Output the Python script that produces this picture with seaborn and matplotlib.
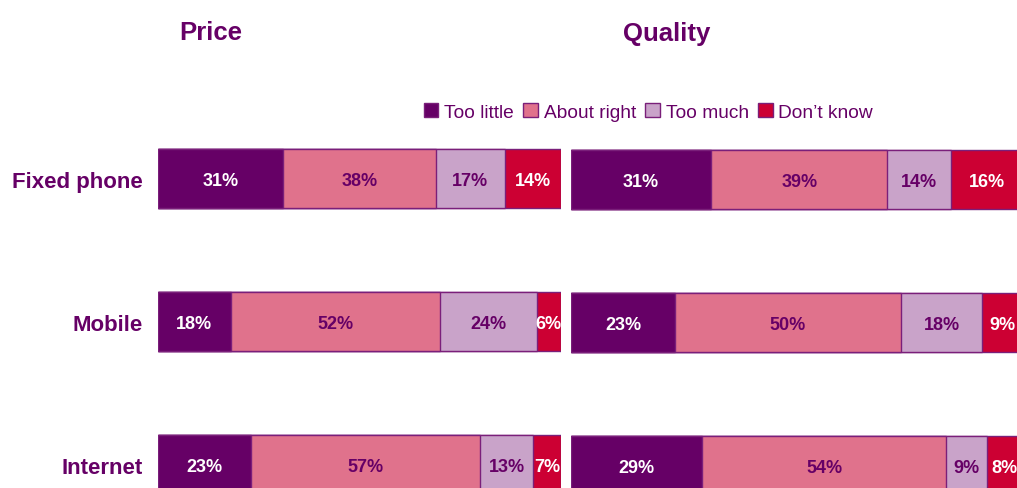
import matplotlib
matplotlib.use("Agg")
import matplotlib.pyplot as plt
import seaborn as sns
import numpy as np
import pandas as pd
from matplotlib.patches import Patch

sns.set_theme(style="white")
plt.rcParams['font.family'] = ['Liberation Sans', 'DejaVu Sans']

categories = ["Fixed phone", "Mobile", "Internet"]
series_names = ["Too little", "About right", "Too much", "Don\u2019t know"]

price_too_little = [31, 18, 23]
price_about_right = [38, 52, 57]
price_too_much = [17, 24, 13]
price_dont_know = [14, 6, 7]

quality_too_little = [31, 23, 29]
quality_about_right = [39, 50, 54]
quality_too_much = [14, 18, 9]
quality_dont_know = [16, 9, 8]

colors = ["#660066", "#E0728C", "#C9A3C9", "#CC0033"]
text_colors = ["white", "#660066", "#660066", "white"]
edge = "#7A1F7A"
purple = "#660066"

W, H = 1017, 489
fig = plt.figure(figsize=(W / 100, H / 100), dpi=100)

def px_axes(left, width, top_center, spacing):
    top = top_center - 0.5 * spacing
    bottom = top_center + 2.5 * spacing
    return fig.add_axes([left / W, 1 - bottom / H, width / W, (bottom - top) / H])

def draw_panel(ax, series, show_labels):
    vals = np.array(series, dtype=float)  # shape (4, 3)
    cum = np.cumsum(vals, axis=0)
    for k in range(len(series) - 1, -1, -1):
        df = pd.DataFrame({"cat": categories, "val": cum[k]})
        sns.barplot(data=df, x="val", y="cat", orient="h", color=colors[k],
                    saturation=1, width=0.41, edgecolor=edge, linewidth=1.0,
                    ax=ax, errorbar=None)
    for k in range(len(series)):
        for i in range(len(categories)):
            v = vals[k, i]
            ax.text(cum[k, i] - v / 2, i, f"{int(v)}%", ha="center", va="center_baseline",
                    color=text_colors[k], fontsize=13, fontweight="bold",
                    clip_on=True)
    ax.set_xlim(0, 100)
    ax.set_ylim(2.5, -0.5)
    ax.set_xlabel("")
    ax.set_ylabel("")
    ax.set_xticks([])
    sns.despine(ax=ax, left=True, bottom=True)
    ax.tick_params(axis="y", length=0, pad=11)
    if show_labels:
        ax.set_yticks(range(len(categories)))
        ax.set_yticklabels(categories, fontsize=16, fontweight="bold", color=purple,
                           va="center_baseline")
    else:
        ax.set_yticks([])

ax1 = px_axes(158, 403, 179.5, 143)
draw_panel(ax1, [price_too_little, price_about_right, price_too_much, price_dont_know], True)

ax2 = px_axes(571, 452, 180.5, 143)
draw_panel(ax2, [quality_too_little, quality_about_right, quality_too_much, quality_dont_know], False)

fig.text(211 / W, 1 - 31 / H, "Price", ha="center", va="center_baseline",
         fontsize=18.5, fontweight="bold", color=purple)
fig.text(667 / W, 1 - 31 / H, "Quality", ha="center", va="center_baseline",
         fontsize=18.5, fontweight="bold", color=purple)

handles = [Patch(facecolor=c, edgecolor=edge, linewidth=1) for c in colors]
leg = fig.legend(handles, series_names, loc="center", bbox_to_anchor=(648.5 / W, 1 - 113 / H),
                 ncol=4, frameon=False, fontsize=13.8, handlelength=0.75, handleheight=0.75,
                 handletextpad=0.3, columnspacing=0.5, borderaxespad=0)
for t in leg.get_texts():
    t.set_color(purple)

fig.savefig("out.png", dpi=100)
# # # # #
## [WORK TO BE COMPLETED]
Omitting all images, print the listing exactly.

## [ANSWER FOR THE TASK]
Output the Python script that produces this picture with seaborn and matplotlib.
import matplotlib
matplotlib.use("Agg")
import matplotlib.pyplot as plt
import seaborn as sns
import numpy as np
import pandas as pd
from matplotlib.patches import Patch

sns.set_theme(style="white")
plt.rcParams['font.family'] = ['Liberation Sans', 'DejaVu Sans']

categories = ["Fixed phone", "Mobile", "Internet"]
series_names = ["Too little", "About right", "Too much", "Don\u2019t know"]

price_too_little = [31, 18, 23]
price_about_right = [38, 52, 57]
price_too_much = [17, 24, 13]
price_dont_know = [14, 6, 7]

quality_too_little = [31, 23, 29]
quality_about_right = [39, 50, 54]
quality_too_much = [14, 18, 9]
quality_dont_know = [16, 9, 8]

colors = ["#660066", "#E0728C", "#C9A3C9", "#CC0033"]
text_colors = ["white", "#660066", "#660066", "white"]
edge = "#7A1F7A"
purple = "#660066"

W, H = 1017, 489
fig = plt.figure(figsize=(W / 100, H / 100), dpi=100)

def px_axes(left, width, top_center, spacing):
    top = top_center - 0.5 * spacing
    bottom = top_center + 2.5 * spacing
    return fig.add_axes([left / W, 1 - bottom / H, width / W, (bottom - top) / H])

def draw_panel(ax, series, show_labels):
    vals = np.array(series, dtype=float)  # shape (4, 3)
    cum = np.cumsum(vals, axis=0)
    for k in range(len(series) - 1, -1, -1):
        df = pd.DataFrame({"cat": categories, "val": cum[k]})
        sns.barplot(data=df, x="val", y="cat", orient="h", color=colors[k],
                    saturation=1, width=0.41, edgecolor=edge, linewidth=1.0,
                    ax=ax, errorbar=None)
    for k in range(len(series)):
        for i in range(len(categories)):
            v = vals[k, i]
            ax.text(cum[k, i] - v / 2, i, f"{int(v)}%", ha="center", va="center_baseline",
                    color=text_colors[k], fontsize=13, fontweight="bold",
                    clip_on=True)
    ax.set_xlim(0, 100)
    ax.set_ylim(2.5, -0.5)
    ax.set_xlabel("")
    ax.set_ylabel("")
    ax.set_xticks([])
    sns.despine(ax=ax, left=True, bottom=True)
    ax.tick_params(axis="y", length=0, pad=11)
    if show_labels:
        ax.set_yticks(range(len(categories)))
        ax.set_yticklabels(categories, fontsize=16, fontweight="bold", color=purple,
                           va="center_baseline")
    else:
        ax.set_yticks([])

ax1 = px_axes(158, 403, 179.5, 143)
draw_panel(ax1, [price_too_little, price_about_right, price_too_much, price_dont_know], True)

ax2 = px_axes(571, 452, 180.5, 143)
draw_panel(ax2, [quality_too_little, quality_about_right, quality_too_much, quality_dont_know], False)

fig.text(211 / W, 1 - 31 / H, "Price", ha="center", va="center_baseline",
         fontsize=18.5, fontweight="bold", color=purple)
fig.text(667 / W, 1 - 31 / H, "Quality", ha="center", va="center_baseline",
         fontsize=18.5, fontweight="bold", color=purple)

handles = [Patch(facecolor=c, edgecolor=edge, linewidth=1) for c in colors]
leg = fig.legend(handles, series_names, loc="center", bbox_to_anchor=(648.5 / W, 1 - 113 / H),
                 ncol=4, frameon=False, fontsize=13.8, handlelength=0.75, handleheight=0.75,
                 handletextpad=0.3, columnspacing=0.5, borderaxespad=0)
for t in leg.get_texts():
    t.set_color(purple)

fig.savefig("out.png", dpi=100)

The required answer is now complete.